Mauritania has lost out on benefits from the United States as President Trump discontinued the African Growth and Opportunity Act (AGOA) to the country starting 2019.
The decision was arrived at after a review meeting by the office of the U.S. trade representative, which determines the eligibility of African countries for the program. Mauritania failed the eligibility criteria because it has not made enough efforts to end slavery and forced labour and because of restricting civil society from working freely to address anti-slavery issues.
Mauritania is one of the African countries where slavery is still rampant more than 35 years after it was officially abolished and over 10 years since it was criminalised.

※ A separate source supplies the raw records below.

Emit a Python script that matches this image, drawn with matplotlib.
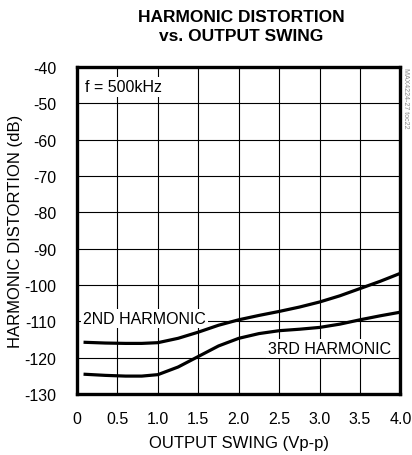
import matplotlib
matplotlib.use("Agg")
import matplotlib.pyplot as plt

plt.rcParams['font.family'] = ['Liberation Sans', 'DejaVu Sans']

# output swing (Vp-p)
swing = [0.1, 0.35, 0.6, 0.8, 1.0, 1.25, 1.5, 1.75, 2.0, 2.25, 2.5, 2.75, 3.0, 3.25, 3.5, 3.75, 4.0]
# harmonic distortion (dB)
hd2 = [-115.8, -116.0, -116.1, -116.1, -115.9, -114.7, -113.0, -111.1, -109.6, -108.4, -107.3, -106.1, -104.7, -103.0, -101.0, -99.0, -96.8]
hd3 = [-124.6, -124.9, -125.1, -125.1, -124.7, -122.6, -119.7, -116.8, -114.7, -113.4, -112.6, -112.2, -111.7, -110.8, -109.6, -108.5, -107.5]

xticks = [0, 0.5, 1.0, 1.5, 2.0, 2.5, 3.0, 3.5, 4.0]
xticklabels = ["0", "0.5", "1.0", "1.5", "2.0", "2.5", "3.0", "3.5", "4.0"]
yticks = list(range(-130, -39, 10))

fig = plt.figure(figsize=(4.12, 4.56), dpi=100)
ax = fig.add_axes([0.187, 0.134, 0.785, 0.717])

ax.plot(swing, hd2, color="black", lw=2.3, zorder=3)
ax.plot(swing, hd3, color="black", lw=2.3, zorder=3)

ax.set_xlim(0, 4.0)
ax.set_ylim(-130, -40)
ax.set_xticks(xticks)
ax.set_xticklabels(xticklabels)
ax.set_yticks(yticks)
ax.set_yticklabels([str(v) for v in yticks])
ax.grid(True, color="black", lw=0.8)
ax.tick_params(length=0, labelsize=11.5, pad=12)
ax.tick_params(axis="y", pad=15)
for s in ax.spines.values():
    s.set_linewidth(2.4)

ax.set_xlabel("OUTPUT SWING (Vp-p)", fontsize=12, labelpad=7)
ax.set_ylabel("HARMONIC DISTORTION (dB)", fontsize=12)
ax.yaxis.set_label_coords(-0.168, 0.5)

box = dict(facecolor="white", edgecolor="none", pad=1.5)
ax.text(0.1, -45.5, "f = 500kHz", fontsize=11.5, ha="left", va="center", bbox=box, zorder=4)
ax.text(0.83, -109.2, "2ND HARMONIC", fontsize=11.5, ha="center", va="center", bbox=box, zorder=2)
ax.text(3.12, -117.6, "3RD HARMONIC", fontsize=11.5, ha="center", va="center", bbox=box, zorder=2)

fig.text(0.585, 0.978, "HARMONIC DISTORTION\nvs. OUTPUT SWING", ha="center", va="top",
         fontsize=12.5, fontweight="bold", linespacing=1.3)
fig.text(0.985, 0.85, "MAX4224-27 toc22", rotation=270, ha="center", va="top",
         fontsize=5, color="#888888")

fig.savefig("out.png", dpi=100)
plt.close(fig)
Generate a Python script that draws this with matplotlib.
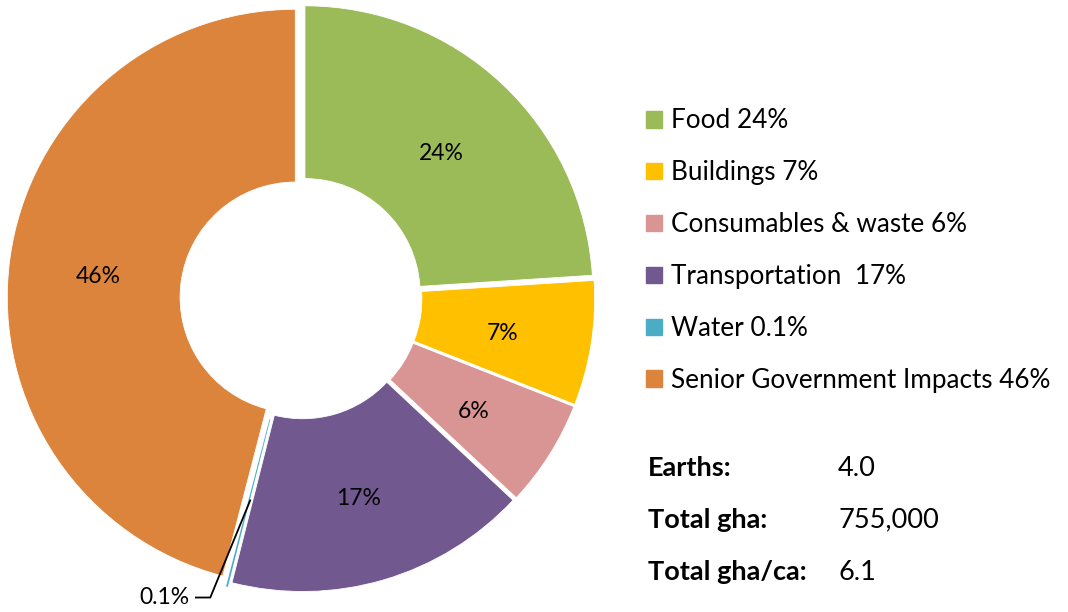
import matplotlib.pyplot as plt
import numpy as np

plt.rcParams["font.family"] = ["Lato", "DejaVu Sans"]

categories = ["Food", "Buildings", "Consumables & waste", "Transportation",
              "Water", "Senior Government Impacts"]
shares = [24, 7, 6, 17, 0.1, 46]
legend_labels = ["Food 24%", "Buildings 7%", "Consumables & waste 6%",
                 "Transportation  17%", "Water 0.1%",
                 "Senior Government Impacts 46%"]
colors = ["#9BBB59", "#FFC000", "#D99594", "#71588F", "#4BACC6", "#DD843C"]

stat_names = ["Earths:", "Total gha:", "Total gha/ca:"]
stat_values = ["4.0", "755,000", "6.1"]

W, H = 1068, 612
fig = plt.figure(figsize=(W / 100, H / 100), dpi=100)

# donut centre ~ (301, 314) px from bottom-left, radius ~ 288 px
R_px = 288
lim = 1.06
cx, cy = 301, 314
side = 2 * lim * R_px
ax = fig.add_axes([(cx - side / 2) / W, (cy - side / 2) / H, side / W, side / H])

wedges, _ = ax.pie(
    shares,
    colors=colors,
    startangle=90,
    counterclock=False,
    explode=[0.02, 0.02, 0.02, 0.02, 0.035, 0.02],
    radius=1.0,
    wedgeprops=dict(width=0.6, edgecolor="white", linewidth=0.6),
)
# the tiny water slice would vanish under a white outline
wedges[4].set_linewidth(0)
ax.set_xlim(-lim, lim)
ax.set_ylim(-lim, lim)
ax.set_aspect("equal")
ax.axis("off")

# percentage labels in the middle of the ring
for w, share in zip(wedges, shares):
    mid = np.deg2rad((w.theta1 + w.theta2) / 2)
    x, y = 0.71 * np.cos(mid), 0.71 * np.sin(mid) - 0.015
    label = f"{share:g}%"
    if share < 1:
        # small slice: label outside with a leader line
        tx, ty = -0.475, -1.04
        ax.text(tx, ty, label, ha="center", va="center", fontsize=16.5,
                clip_on=False)
        ax.plot([tx + 0.11, tx + 0.16, x], [ty, ty, y], color="black",
                lw=1.3, clip_on=False)
    else:
        ax.text(x, y, label, ha="center", va="center", fontsize=16.5)

# legend on the right
handles = [plt.Rectangle((0, 0), 1, 1, color=c) for c in colors]
fig.legend(handles, legend_labels, loc="upper left",
           bbox_to_anchor=(636 / W, 1 - 98 / H), frameon=False,
           fontsize=18.8, handlelength=0.6, handleheight=0.6,
           handletextpad=0.35, labelspacing=1.03, borderaxespad=0)

# footprint summary
for i, (name, val) in enumerate(zip(stat_names, stat_values)):
    y = 1 - (468 + i * 52) / H
    fig.text(648 / W, y, name, fontsize=19.5, fontweight="bold", va="center")
    fig.text(838 / W, y, val, fontsize=19.5, va="center")

fig.savefig("out.png", dpi=100)
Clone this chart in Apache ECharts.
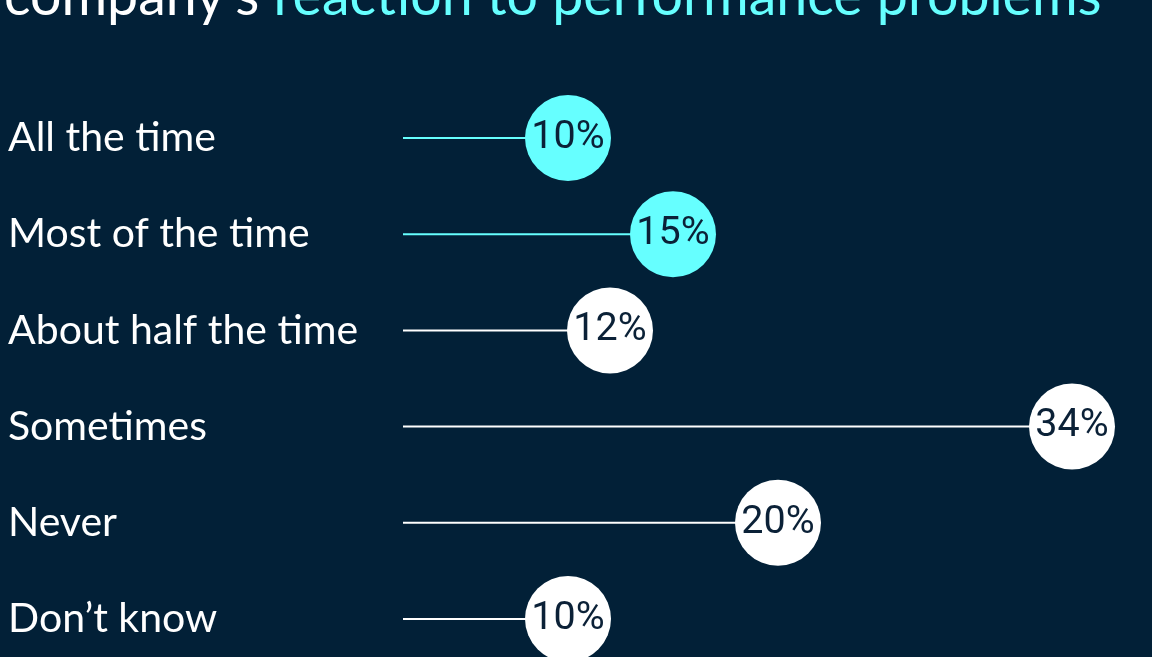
<!DOCTYPE html>
<html>
<head>
<meta charset="utf-8">
<script src="https://cdn.jsdelivr.net/npm/echarts@6/dist/echarts.min.js"></script>
<style>
  html, body { margin: 0; padding: 0; background: #022037; }
  #chart { width: 1152px; height: 657px; }
</style>
</head>
<body>
<div id="chart"></div>
<script>
// Survey answers, top to bottom
const categories = ['All the time', 'Most of the time', 'About half the time', 'Sometimes', 'Never', 'Don\u2019t know'];
const values = [10, 15, 12, 34, 20, 10];
const highlighted = [true, true, false, false, false, false];

const BG = '#022037';
const CYAN = '#66FFFF';
const WHITE = '#FFFFFF';
const INK = '#0B2137';
const FONT = 'Lato, "Open Sans", sans-serif';

const chart = echarts.init(document.getElementById('chart'));

const points = values.map((v, i) => ({
  value: [v, i],
  itemStyle: { color: highlighted[i] ? CYAN : WHITE, opacity: 1 }
}));

chart.setOption({
  backgroundColor: BG,
  animation: false,
  title: {
    left: -1,
    top: -36,
    text: '{a|company\u2019s }{b|reaction to performance problems}',
    textStyle: {
      rich: {
        a: { color: WHITE, fontSize: 55.5, fontWeight: 'normal', fontFamily: FONT },
        b: { color: CYAN, fontSize: 55.5, fontWeight: 'normal', fontFamily: FONT }
      }
    }
  },
  grid: { left: 358, right: 38, top: 90, height: 577, outerBoundsMode: 'none' },
  xAxis: {
    type: 'value', min: 0, max: 36,
    show: false
  },
  yAxis: {
    type: 'category',
    data: categories,
    inverse: true,
    axisLine: { show: false },
    axisTick: { show: false },
    splitLine: { show: false },
    axisLabel: {
      color: WHITE, fontSize: 41, fontFamily: FONT,
      align: 'left', margin: 350
    }
  },
  series: [
    {
      // stems from the label column to each dot
      type: 'custom',
      data: values.map((v, i) => [v, i]),
      renderItem: function (params, api) {
        const i = api.value(1);
        const end = api.coord([api.value(0), i]);
        const startX = params.coordSys.x + 45;
        return {
          type: 'line',
          shape: { x1: startX, y1: end[1], x2: end[0], y2: end[1] },
          style: { stroke: highlighted[i] ? CYAN : WHITE, lineWidth: 2 }
        };
      },
      z: 1
    },
    {
      type: 'scatter',
      data: points,
      symbolSize: 86,
      z: 2,
      label: {
        show: true,
        position: 'inside',
        formatter: p => p.value[0] + '%',
        color: INK,
        fontSize: 39.5,
        fontFamily: 'Roboto, sans-serif'
      }
    }
  ]
});
</script>
</body>
</html>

Majority of slaves, commonly referred to as “black moors” or “haratin”, are descendants of black Africans captured during ancient slave raids. Their masters are light skinned Arabs of the Berber ethnic group, who are the descendants of traditional slave owners locally known as “al-beydan”.
The government has continuously denied the existence of slavery in the country, even threatening to prosecute local anti-slavery activists, whom it accuses of working with the West to destabilize the country. Additionally, very few slave owners have been prosecuted ever since the act was criminalised.
The most recent prosecution was in 2018 when a slave owner Hamoudi Ould Saleck sentenced to 20 years in jail, the same jail terms as his father, sentenced posthumously after his death before the end of the trial. They held a family with their two children as slaves for many years.
Another woman, Revea Mint Mohamed, was also jailed for 10 years for keeping three slaves including a 29-year-old who had been kept since she was a small girl, reports the BBC.
Mauritania was ranked 6th on 2018 Global Slavery Index, behind Eritrea, Central African Republic and Burundi, and ahead of South Sudan on the continent.
According to the US trade representative, Mauritania can only get back into the AGOA program from which it benefited $128 million in 2017, by eradicating hereditary slavery and forced labour.
“Forced or compulsory labour practices like hereditary slavery have no place in the 21st century. This action underscores this Administration’s commitment to ending modern slavery and enforcing labour provisions in our trade laws and trade agreements. We hope Mauritania will work with us to eradicate forced labour and hereditary slavery so that its AGOA eligibility may be restored in the future,” said Deputy U.S. Trade Representative C.J. Mahoney.
The country has considered the withdrawal of these benefits as inconsequential, according to government spokesman Sidi Mohamed Ould Maham, who termed it “light and meaningless.”
He went on to add that the country has worked to fight slavery “by its own efforts and without any American help.”
While Mauritania is the first African country to be completely suspended from AGOA, the U.S. partially suspended Rwanda from the program over its decision to increase tariffs on secondhand clothes imports. The suspension affects duty-free exports of clothes from Rwanda to the U.S.